The Usalama III research team includes:
Alice Mugoli, Bienvenu Mukungilwa, Cubaka Mudewhwa, Eric Batumike, Evariste Mahamba, Francine Mudunga, Gentil Kulimushi, Godefroid Muzalia, Irène Bahati, Jean Baptiste Amani Kanze, Judith Verweijen, Julien Namegabe, Karen Büscher, Maarten Hendriks, Michel Thill and Robert Njangala.
The ‘Insecurity in the City’ phase of the Usalama Project is part of the Solutions for Peace and Recovery (SPR)project funded by the United States Agency for International Development (USAID). The project explores the possibilities for, rationales behind and effects of improving social cohesion as a mechanism to establish durable peace in the eastern Congo.

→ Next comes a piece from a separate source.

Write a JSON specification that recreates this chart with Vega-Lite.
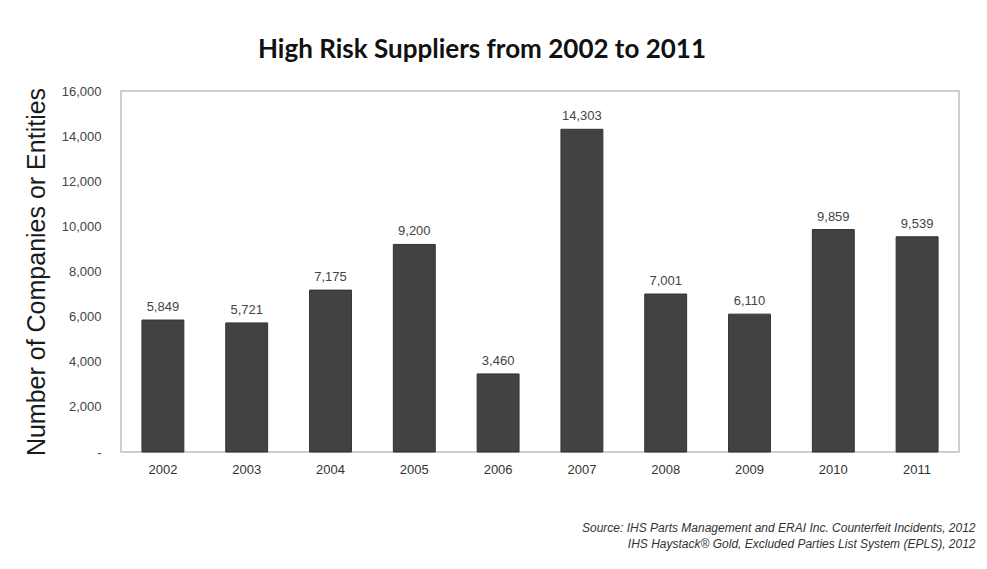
{
  "$schema": "https://vega.github.io/schema/vega-lite/v6.json",
  "autosize": {"type": "none"},
  "padding": {"left": 121, "top": 91, "right": 28, "bottom": 117},
  "width": 838,
  "height": 361,
  "background": "white",
  "title": {
    "text": "High Risk Suppliers from 2002 to 2011",
    "font": "Lato",
    "fontSize": 26,
    "fontWeight": "bold",
    "color": "#111111",
    "anchor": "middle",
    "frame": "group",
    "dx": -58,
    "offset": 22
  },
  "config": {
    "view": {"stroke": "#bfbfbf", "strokeWidth": 1.5},
    "axis": {"labelFont": "Liberation Sans", "titleFont": "Liberation Sans", "grid": false, "domain": false, "ticks": false}
  },
  "data": {
    "values": [
      {"year": "2002", "count": 5849},
      {"year": "2003", "count": 5721},
      {"year": "2004", "count": 7175},
      {"year": "2005", "count": 9200},
      {"year": "2006", "count": 3460},
      {"year": "2007", "count": 14303},
      {"year": "2008", "count": 7001},
      {"year": "2009", "count": 6110},
      {"year": "2010", "count": 9859},
      {"year": "2011", "count": 9539}
    ]
  },
  "encoding": {
    "x": {
      "field": "year",
      "type": "nominal",
      "scale": {"paddingInner": 0.5, "paddingOuter": 0.25},
      "axis": {
        "labelAngle": 0,
        "labelFontSize": 13,
        "labelColor": "#333333",
        "labelPadding": 11,
        "title": ["Source: IHS Parts Management and ERAI Inc. Counterfeit Incidents, 2012", "IHS Haystack\u00ae Gold, Excluded Parties List System (EPLS), 2012"],
        "titleFont": "Liberation Sans",
        "titleFontStyle": "italic",
        "titleFontWeight": "normal",
        "titleFontSize": 12,
        "titleColor": "#333333",
        "titleAlign": "right",
        "titleAnchor": "end",
        "titleBaseline": "top",
        "titleX": 854,
        "titleY": 70,
        "titleLineHeight": 16
      }
    },
    "y": {
      "field": "count",
      "type": "quantitative",
      "scale": {"domain": [0, 16000], "nice": false},
      "axis": {
        "values": [0, 2000, 4000, 6000, 8000, 10000, 12000, 14000, 16000],
        "labelExpr": "datum.value == 0 ? '-' : format(datum.value, ',')",
        "labelFontSize": 13,
        "labelColor": "#444444",
        "labelPadding": 20,
        "title": "Number of Companies or Entities",
        "titleFontSize": 25,
        "titleFontWeight": "normal",
        "titleColor": "#1a1a1a",
        "titlePadding": 12
      }
    }
  },
  "layer": [
    {
      "mark": {"type": "bar", "color": "#424242", "stroke": "#333333", "strokeWidth": 1}
    },
    {
      "mark": {"type": "text", "baseline": "bottom", "dy": -6, "font": "Liberation Sans", "fontSize": 13, "color": "#444444"},
      "encoding": {"text": {"field": "count", "type": "quantitative", "format": ","}}
    }
  ]
}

Read the reports from Phase III:
Phase II: Governance in Conflict (2015-2016)
The second phase of the Usalama Project, led by Judith Verweijen, was launched in 2015. Entitled ‘Governance in Conflict’, it examines the relationship between armed groups and local governance structures in the eastern Congo. The project asks a number of questions: How do armed actors affect conflicts related to public authority? How, in turn, do local authorities shape patterns of armed group organization? And what are the effects of armed group presence on governance and service provision? The research also examines government policies and external interventions aimed at reducing armed group activity and improving the quality of local governance and conflict resolution.
The ‘Governance in Conflict’ phase of the Usalama Project is part of the Political Settlements Research Programme (PSRP) funded by the UK Department for International Development (DFID). This is a four-year research programme on political settlements in conflict-affected states which aims to inform policy at the national and international level. It is implemented by a consortium of five partners, including the Rift Valley Institute, and is led by the University of Edinburgh’s Global Justice Academy.
Phase I: Understanding Congolese armed groups (2012-2013)
The first phase of the Usalama Project ran from 2012-2013 and was led by Jason Stearns. Entitled ‘Understanding Congolese armed groups’, it addressed the lack of knowledge about armed groups and the national army in the eastern Congo. To that end, it poses a series of questions such as: What is the history of these armed groups? Who supports and controls them? What are the relations of particular groups to the state, to neighbouring states, to business interests and to the Congolese armed forces? Why have some groups been so difficult to demobilize, while others have disappeared? The project produced eleven research reports and four briefings over a period of 18 months, which are available in English and French.
This phase was conducted in partnership with the Catholic University of Bukavu, with support from the Open Square Project and Humanity United.